DATASET EXTRACT:

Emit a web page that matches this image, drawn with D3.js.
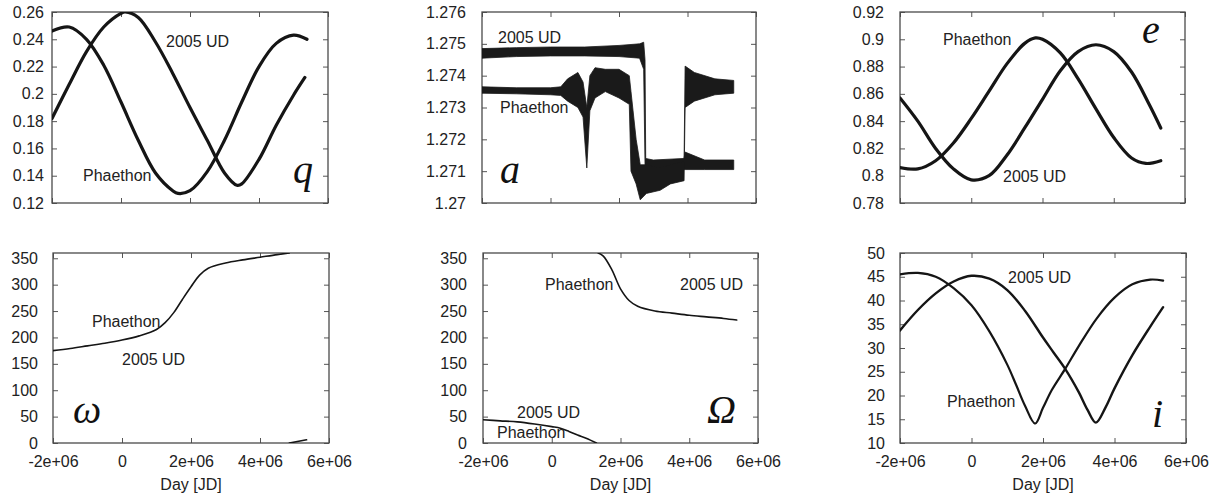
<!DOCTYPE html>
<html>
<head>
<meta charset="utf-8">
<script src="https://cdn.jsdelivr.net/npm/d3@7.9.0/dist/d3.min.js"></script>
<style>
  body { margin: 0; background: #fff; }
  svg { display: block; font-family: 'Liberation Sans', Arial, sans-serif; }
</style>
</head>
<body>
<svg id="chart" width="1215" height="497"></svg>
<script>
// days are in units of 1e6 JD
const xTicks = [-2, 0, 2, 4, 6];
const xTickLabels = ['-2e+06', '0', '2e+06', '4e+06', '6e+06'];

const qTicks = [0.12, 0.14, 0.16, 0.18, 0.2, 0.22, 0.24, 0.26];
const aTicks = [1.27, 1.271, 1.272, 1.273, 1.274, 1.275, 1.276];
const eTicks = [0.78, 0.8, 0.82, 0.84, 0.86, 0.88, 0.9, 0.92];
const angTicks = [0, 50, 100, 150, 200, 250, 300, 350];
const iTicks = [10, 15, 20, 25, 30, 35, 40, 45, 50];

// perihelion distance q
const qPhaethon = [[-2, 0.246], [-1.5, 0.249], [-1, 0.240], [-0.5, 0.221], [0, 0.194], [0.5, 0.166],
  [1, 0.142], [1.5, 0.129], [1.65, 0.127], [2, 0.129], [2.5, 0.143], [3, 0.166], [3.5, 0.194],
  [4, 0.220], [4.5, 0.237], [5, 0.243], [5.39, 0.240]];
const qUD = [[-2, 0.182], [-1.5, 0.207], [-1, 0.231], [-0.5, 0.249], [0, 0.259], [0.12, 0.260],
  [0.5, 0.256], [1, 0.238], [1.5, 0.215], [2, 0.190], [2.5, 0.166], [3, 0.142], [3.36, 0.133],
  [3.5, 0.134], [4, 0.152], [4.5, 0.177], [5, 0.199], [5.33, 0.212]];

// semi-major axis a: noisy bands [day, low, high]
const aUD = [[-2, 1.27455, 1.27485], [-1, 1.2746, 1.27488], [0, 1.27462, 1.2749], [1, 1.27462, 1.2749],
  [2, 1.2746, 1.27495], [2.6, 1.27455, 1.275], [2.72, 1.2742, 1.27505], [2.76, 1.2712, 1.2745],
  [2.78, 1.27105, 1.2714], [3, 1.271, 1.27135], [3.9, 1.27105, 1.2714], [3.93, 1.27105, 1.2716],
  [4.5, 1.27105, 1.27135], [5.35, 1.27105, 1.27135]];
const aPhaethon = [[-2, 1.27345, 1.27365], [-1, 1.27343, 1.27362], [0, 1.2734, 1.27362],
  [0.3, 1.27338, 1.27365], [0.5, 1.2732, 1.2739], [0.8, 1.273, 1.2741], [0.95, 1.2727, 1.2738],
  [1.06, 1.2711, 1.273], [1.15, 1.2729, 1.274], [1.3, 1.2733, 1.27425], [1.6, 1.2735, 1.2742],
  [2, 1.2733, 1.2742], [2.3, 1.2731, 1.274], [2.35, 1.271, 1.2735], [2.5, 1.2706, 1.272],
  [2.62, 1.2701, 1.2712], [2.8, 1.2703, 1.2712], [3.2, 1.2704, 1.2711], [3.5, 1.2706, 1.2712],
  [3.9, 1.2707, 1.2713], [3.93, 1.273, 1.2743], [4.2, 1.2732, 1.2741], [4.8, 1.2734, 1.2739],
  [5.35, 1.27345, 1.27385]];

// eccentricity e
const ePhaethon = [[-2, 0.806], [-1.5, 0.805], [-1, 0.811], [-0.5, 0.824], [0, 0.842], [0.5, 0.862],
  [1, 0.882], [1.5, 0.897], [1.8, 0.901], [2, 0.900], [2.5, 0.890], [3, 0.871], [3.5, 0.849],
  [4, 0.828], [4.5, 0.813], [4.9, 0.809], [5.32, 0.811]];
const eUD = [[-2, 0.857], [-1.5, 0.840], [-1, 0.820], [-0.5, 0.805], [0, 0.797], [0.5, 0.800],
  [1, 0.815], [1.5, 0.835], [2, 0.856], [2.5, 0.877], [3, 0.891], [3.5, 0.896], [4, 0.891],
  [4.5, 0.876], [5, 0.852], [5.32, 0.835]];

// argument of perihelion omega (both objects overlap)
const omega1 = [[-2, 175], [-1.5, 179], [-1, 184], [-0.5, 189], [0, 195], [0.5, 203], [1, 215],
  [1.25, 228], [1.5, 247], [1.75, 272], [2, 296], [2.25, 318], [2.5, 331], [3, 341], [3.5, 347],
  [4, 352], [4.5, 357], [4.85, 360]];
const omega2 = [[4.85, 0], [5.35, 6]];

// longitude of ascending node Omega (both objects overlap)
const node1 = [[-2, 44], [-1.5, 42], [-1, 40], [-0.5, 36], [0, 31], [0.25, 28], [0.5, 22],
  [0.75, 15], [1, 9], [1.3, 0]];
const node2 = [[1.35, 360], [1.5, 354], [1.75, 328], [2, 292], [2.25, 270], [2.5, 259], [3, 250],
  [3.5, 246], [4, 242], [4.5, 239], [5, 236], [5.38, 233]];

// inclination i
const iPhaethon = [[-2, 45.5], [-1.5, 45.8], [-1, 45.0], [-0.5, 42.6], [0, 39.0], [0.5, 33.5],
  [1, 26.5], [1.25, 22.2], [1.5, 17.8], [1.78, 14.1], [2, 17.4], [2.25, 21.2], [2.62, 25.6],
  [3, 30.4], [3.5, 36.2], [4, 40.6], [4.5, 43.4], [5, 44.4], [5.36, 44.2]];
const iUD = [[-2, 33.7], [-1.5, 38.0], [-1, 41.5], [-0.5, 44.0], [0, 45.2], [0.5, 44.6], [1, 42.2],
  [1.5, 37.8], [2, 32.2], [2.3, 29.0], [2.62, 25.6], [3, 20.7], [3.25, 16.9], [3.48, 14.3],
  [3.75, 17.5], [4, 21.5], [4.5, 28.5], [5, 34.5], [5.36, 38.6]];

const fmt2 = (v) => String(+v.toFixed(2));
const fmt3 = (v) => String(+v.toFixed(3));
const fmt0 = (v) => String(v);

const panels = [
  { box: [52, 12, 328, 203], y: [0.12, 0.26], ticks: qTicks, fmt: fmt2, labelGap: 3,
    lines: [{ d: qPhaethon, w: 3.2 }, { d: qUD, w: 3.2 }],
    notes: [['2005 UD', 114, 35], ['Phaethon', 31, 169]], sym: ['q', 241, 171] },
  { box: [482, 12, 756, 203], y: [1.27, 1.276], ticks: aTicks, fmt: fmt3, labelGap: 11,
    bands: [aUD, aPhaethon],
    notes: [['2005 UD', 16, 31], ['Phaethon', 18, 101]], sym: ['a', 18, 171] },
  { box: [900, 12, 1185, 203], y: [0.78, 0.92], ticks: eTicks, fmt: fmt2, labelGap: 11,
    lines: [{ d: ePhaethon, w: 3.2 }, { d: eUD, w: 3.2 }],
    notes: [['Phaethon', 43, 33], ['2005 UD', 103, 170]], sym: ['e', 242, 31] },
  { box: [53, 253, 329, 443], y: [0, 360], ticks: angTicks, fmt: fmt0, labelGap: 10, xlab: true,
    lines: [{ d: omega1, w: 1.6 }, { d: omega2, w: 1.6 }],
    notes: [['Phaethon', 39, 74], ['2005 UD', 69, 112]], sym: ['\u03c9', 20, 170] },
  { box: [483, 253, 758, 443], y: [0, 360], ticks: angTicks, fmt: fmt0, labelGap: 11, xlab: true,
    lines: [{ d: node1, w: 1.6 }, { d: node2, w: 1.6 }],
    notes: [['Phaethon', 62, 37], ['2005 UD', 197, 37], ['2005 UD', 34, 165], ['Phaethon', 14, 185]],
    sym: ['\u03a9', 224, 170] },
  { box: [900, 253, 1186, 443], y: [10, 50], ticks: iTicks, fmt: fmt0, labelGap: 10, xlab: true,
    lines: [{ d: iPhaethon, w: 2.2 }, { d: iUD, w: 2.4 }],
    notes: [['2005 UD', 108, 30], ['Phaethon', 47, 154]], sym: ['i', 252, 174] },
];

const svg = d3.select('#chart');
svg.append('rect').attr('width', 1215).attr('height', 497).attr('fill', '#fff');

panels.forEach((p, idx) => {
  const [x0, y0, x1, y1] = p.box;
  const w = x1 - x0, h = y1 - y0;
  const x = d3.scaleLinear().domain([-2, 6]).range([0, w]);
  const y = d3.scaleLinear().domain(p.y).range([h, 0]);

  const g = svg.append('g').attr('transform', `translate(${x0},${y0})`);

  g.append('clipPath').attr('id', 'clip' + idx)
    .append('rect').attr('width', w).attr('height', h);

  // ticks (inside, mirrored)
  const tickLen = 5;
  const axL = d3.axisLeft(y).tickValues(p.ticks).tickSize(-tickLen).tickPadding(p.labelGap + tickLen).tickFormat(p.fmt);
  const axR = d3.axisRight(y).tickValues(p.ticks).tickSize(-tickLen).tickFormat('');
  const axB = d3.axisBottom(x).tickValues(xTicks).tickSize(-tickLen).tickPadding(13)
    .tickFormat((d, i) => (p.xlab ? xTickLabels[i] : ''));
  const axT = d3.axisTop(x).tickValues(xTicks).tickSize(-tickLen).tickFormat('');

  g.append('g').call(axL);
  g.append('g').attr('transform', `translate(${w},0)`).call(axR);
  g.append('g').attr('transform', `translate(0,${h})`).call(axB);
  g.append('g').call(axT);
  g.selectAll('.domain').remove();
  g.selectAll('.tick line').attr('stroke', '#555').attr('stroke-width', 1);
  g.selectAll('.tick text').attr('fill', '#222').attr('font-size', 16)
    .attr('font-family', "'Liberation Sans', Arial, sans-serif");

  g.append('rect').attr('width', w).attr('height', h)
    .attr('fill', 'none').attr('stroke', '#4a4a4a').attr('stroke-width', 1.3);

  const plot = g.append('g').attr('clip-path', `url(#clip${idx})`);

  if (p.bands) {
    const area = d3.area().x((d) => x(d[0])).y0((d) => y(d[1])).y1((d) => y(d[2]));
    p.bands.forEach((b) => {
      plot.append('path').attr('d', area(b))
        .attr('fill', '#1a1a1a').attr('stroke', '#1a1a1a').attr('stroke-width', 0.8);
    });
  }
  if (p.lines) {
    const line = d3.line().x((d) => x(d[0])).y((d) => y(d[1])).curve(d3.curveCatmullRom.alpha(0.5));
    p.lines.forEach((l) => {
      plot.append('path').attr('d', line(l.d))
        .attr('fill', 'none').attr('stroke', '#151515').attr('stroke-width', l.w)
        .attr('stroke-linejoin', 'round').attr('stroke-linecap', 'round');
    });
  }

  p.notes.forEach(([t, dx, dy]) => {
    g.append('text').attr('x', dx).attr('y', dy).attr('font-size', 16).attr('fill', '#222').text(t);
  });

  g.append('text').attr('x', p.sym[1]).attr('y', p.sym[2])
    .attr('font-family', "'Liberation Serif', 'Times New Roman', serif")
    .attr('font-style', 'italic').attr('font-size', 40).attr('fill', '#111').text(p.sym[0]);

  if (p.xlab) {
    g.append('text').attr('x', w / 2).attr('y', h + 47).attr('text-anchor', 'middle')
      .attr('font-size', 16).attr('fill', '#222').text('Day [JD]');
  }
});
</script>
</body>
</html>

WHAT IS BEING ASKED: Extract, word for word, each line from the top of the data down to and including the line with "0.199], [5.33, 0.212]];"; skip the pictures.

THE REPLY:
Emit a web page that matches this image, drawn with D3.js.
<!DOCTYPE html>
<html>
<head>
<meta charset="utf-8">
<script src="https://cdn.jsdelivr.net/npm/d3@7.9.0/dist/d3.min.js"></script>
<style>
  body { margin: 0; background: #fff; }
  svg { display: block; font-family: 'Liberation Sans', Arial, sans-serif; }
</style>
</head>
<body>
<svg id="chart" width="1215" height="497"></svg>
<script>
// days are in units of 1e6 JD
const xTicks = [-2, 0, 2, 4, 6];
const xTickLabels = ['-2e+06', '0', '2e+06', '4e+06', '6e+06'];

const qTicks = [0.12, 0.14, 0.16, 0.18, 0.2, 0.22, 0.24, 0.26];
const aTicks = [1.27, 1.271, 1.272, 1.273, 1.274, 1.275, 1.276];
const eTicks = [0.78, 0.8, 0.82, 0.84, 0.86, 0.88, 0.9, 0.92];
const angTicks = [0, 50, 100, 150, 200, 250, 300, 350];
const iTicks = [10, 15, 20, 25, 30, 35, 40, 45, 50];

// perihelion distance q
const qPhaethon = [[-2, 0.246], [-1.5, 0.249], [-1, 0.240], [-0.5, 0.221], [0, 0.194], [0.5, 0.166],
  [1, 0.142], [1.5, 0.129], [1.65, 0.127], [2, 0.129], [2.5, 0.143], [3, 0.166], [3.5, 0.194],
  [4, 0.220], [4.5, 0.237], [5, 0.243], [5.39, 0.240]];
const qUD = [[-2, 0.182], [-1.5, 0.207], [-1, 0.231], [-0.5, 0.249], [0, 0.259], [0.12, 0.260],
  [0.5, 0.256], [1, 0.238], [1.5, 0.215], [2, 0.190], [2.5, 0.166], [3, 0.142], [3.36, 0.133],
  [3.5, 0.134], [4, 0.152], [4.5, 0.177], [5, 0.199], [5.33, 0.212]];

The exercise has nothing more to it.